Bien que les Oblats de Marie Immaculée eussent été fondés pour apporter la foi aux pauvres des campagnes de France, Eugène conduisit les Oblats vers l'apostolat missionnaire. Malgré le petit nombre des Oblats, il en envoya en Suisse, en Angleterre et en Irlande. Il en envoya même au Canada, aux Etats-Unis, à Ceylan devenu le Sri Lanka, en Afrique du Sud et au Basutoland devenu le Lesotho. Les Oblats s'installaient même dans des terres inconnues, pour faire avancer le Règne de Dieu. Aujourd'hui, l'esprit d'Eugène de Mazenod est resté vivant dans 68 pays. 

Eugène, nous l'avons vu, fut, pour Marseille, un pasteur exceptionnel; il assurait à ses prêtres une très bonne f ormation spirituelle, il établit de nouvelles paroisses, construisit une nouvelle cathédrale et, dominant la ville, la spectaculaire basilique de Notre-Dame-de-la-Garde.

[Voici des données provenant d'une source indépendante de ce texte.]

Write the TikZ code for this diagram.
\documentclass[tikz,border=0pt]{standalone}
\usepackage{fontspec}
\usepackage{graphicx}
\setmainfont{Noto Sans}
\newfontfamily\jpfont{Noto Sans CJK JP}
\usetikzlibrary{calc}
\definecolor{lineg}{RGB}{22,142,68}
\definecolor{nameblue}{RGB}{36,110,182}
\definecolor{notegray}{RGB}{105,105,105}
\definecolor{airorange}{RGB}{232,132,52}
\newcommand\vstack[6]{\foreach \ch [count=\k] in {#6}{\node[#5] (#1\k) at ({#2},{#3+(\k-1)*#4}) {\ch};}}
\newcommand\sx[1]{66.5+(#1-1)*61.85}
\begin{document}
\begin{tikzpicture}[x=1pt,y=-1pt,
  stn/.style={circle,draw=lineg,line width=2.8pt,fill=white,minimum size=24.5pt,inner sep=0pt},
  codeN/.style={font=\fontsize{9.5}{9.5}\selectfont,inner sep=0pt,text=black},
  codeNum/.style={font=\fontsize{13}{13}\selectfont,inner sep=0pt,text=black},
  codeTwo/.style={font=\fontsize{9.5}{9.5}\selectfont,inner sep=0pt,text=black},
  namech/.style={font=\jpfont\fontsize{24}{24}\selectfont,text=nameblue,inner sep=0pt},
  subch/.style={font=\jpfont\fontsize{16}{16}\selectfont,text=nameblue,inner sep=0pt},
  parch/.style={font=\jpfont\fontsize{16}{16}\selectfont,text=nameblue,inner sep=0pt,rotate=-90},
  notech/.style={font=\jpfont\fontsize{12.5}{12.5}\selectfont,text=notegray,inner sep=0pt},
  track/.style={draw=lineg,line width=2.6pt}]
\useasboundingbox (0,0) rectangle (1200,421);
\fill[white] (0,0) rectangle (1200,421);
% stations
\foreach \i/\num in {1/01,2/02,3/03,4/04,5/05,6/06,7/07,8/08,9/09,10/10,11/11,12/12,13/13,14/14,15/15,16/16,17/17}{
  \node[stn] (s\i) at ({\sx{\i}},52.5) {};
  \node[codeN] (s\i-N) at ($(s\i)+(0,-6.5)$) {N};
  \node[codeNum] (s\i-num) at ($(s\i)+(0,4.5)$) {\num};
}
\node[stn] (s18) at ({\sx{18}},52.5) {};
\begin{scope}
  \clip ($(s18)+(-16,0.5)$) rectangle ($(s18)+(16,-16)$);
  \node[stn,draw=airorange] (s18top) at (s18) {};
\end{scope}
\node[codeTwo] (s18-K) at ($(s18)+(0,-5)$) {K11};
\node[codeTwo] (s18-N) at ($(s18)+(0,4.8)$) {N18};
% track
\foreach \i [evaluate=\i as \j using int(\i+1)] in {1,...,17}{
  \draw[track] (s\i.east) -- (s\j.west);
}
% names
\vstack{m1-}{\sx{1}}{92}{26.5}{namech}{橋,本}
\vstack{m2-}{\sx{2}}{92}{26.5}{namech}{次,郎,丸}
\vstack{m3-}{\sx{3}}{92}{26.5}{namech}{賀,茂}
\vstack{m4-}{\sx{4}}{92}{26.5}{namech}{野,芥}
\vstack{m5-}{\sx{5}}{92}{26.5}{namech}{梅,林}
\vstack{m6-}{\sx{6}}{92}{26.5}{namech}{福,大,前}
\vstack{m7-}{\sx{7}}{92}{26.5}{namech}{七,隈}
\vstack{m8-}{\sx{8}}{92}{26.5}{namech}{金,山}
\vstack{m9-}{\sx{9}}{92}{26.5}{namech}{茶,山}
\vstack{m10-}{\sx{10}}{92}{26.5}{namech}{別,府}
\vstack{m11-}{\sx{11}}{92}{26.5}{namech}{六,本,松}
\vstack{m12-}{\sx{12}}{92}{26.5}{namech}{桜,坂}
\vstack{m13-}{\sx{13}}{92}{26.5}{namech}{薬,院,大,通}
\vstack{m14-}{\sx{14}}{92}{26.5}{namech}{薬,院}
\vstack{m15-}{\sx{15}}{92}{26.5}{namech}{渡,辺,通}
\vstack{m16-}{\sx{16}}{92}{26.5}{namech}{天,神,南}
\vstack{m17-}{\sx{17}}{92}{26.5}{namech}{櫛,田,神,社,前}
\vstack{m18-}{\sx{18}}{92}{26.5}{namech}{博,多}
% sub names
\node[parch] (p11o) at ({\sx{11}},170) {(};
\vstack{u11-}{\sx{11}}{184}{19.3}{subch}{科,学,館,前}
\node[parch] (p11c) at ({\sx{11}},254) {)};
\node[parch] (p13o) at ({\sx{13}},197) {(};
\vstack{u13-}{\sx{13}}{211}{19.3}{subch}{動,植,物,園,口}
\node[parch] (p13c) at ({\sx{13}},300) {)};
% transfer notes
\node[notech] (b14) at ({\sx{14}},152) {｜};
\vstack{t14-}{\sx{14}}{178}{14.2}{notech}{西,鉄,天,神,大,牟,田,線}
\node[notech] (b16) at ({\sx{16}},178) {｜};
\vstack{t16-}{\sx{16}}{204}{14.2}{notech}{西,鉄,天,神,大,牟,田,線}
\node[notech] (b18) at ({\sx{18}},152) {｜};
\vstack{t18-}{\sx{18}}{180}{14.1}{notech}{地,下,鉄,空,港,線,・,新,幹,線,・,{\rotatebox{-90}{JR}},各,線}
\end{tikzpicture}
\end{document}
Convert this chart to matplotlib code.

II incitait ses prêtres à devenir des saints, et invita un grand nombre de communautés religieuses à travailler dans son diocèse. En 1857 il promulgua un nouveau catéchisme et organisa un enseignement religieux pour les adultes. Entre 1853 et 1870, il y eut à Marseille 400 ordinations sacerdotales. Il devint une figure reconnue de l'Église de France, et, en 1856, Napoléon III le nomma sénateur.  

Au moment de sa mort, Mgr de Mazenod laissa une recommandation  ultime à ses prêtres: "Entre vous, pratiquez bien la charité, et dans le monde,  la charité et le zèle pour le salut des âmes." Sa vie et ses œuvres étaient pour tous une ouverture sur le mystère de Dieu lui-même. Aucune catégorie sociale n'échappait à son cœur d'apôtre. Ce qui fit dire à un prélat romain: "Allez donc à Marseille, il y a là un évêque dont le cœur est grand comme celui de Paul, grand comme le monde."